(Written exercise):
Which lines of the records contain "that"? Collect every one of them.

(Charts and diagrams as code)
····················

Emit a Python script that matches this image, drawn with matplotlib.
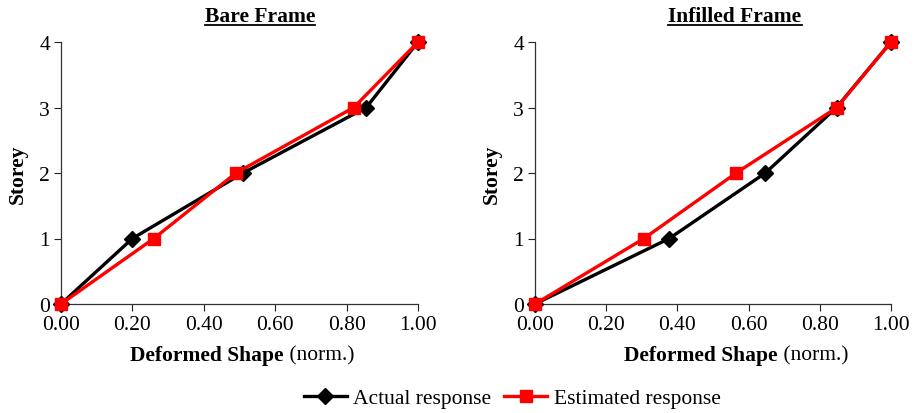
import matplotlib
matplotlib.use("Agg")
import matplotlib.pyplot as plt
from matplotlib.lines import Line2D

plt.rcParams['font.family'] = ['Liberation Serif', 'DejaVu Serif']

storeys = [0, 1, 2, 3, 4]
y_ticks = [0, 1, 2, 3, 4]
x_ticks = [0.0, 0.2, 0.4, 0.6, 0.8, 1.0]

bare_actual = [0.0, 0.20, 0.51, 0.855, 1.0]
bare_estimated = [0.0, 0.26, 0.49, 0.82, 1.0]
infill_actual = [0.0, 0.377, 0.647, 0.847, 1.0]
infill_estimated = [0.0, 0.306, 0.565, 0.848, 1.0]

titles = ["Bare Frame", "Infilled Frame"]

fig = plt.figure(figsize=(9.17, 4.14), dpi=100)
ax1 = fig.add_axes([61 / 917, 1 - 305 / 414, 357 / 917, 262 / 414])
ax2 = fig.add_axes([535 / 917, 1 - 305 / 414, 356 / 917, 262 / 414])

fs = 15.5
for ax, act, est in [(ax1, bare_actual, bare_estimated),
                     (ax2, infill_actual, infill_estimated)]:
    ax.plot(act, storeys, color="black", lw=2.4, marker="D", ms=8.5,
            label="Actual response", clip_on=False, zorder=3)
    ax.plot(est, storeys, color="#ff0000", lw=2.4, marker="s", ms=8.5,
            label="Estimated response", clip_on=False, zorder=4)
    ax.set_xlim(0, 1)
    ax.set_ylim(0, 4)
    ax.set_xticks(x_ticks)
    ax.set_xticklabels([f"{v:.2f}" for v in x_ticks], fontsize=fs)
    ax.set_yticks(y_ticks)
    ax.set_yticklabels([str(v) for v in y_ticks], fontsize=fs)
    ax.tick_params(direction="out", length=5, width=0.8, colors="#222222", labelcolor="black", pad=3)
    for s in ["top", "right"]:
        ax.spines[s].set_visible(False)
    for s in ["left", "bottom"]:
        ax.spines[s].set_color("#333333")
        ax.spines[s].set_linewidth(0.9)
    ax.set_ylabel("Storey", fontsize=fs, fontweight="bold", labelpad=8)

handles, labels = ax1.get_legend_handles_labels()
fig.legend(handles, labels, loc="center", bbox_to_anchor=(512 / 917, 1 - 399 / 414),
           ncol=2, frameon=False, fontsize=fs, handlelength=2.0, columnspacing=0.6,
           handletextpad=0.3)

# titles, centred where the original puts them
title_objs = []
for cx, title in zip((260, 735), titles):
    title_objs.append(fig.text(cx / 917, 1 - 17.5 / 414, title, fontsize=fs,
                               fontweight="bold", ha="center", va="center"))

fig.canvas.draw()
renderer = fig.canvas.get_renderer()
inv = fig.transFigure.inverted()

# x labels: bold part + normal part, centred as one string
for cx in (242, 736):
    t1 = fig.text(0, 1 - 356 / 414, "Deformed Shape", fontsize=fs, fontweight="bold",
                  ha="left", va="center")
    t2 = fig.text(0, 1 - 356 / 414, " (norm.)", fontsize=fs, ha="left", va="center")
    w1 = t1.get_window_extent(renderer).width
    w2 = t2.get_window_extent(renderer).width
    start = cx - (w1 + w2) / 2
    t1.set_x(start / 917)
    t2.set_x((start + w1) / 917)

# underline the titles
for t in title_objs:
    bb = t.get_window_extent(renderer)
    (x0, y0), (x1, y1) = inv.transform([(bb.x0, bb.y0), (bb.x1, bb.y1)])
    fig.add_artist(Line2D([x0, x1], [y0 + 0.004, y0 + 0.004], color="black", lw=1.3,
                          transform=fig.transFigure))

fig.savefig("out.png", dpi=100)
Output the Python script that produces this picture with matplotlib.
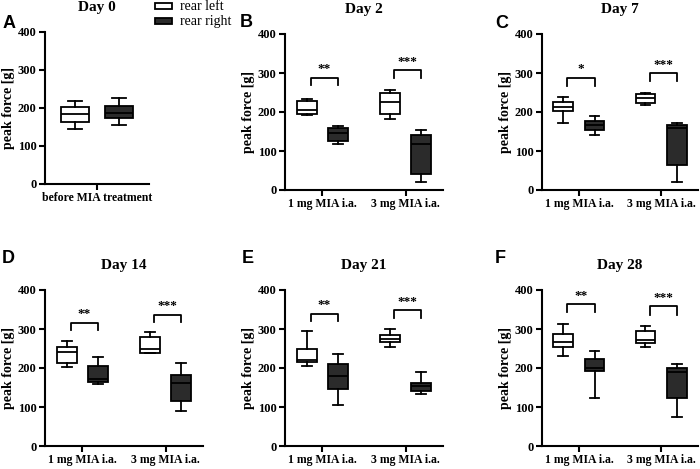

····················

(Final result):
Emit a Python script that matches this image, drawn with matplotlib.
Output the Python script that produces this picture with matplotlib.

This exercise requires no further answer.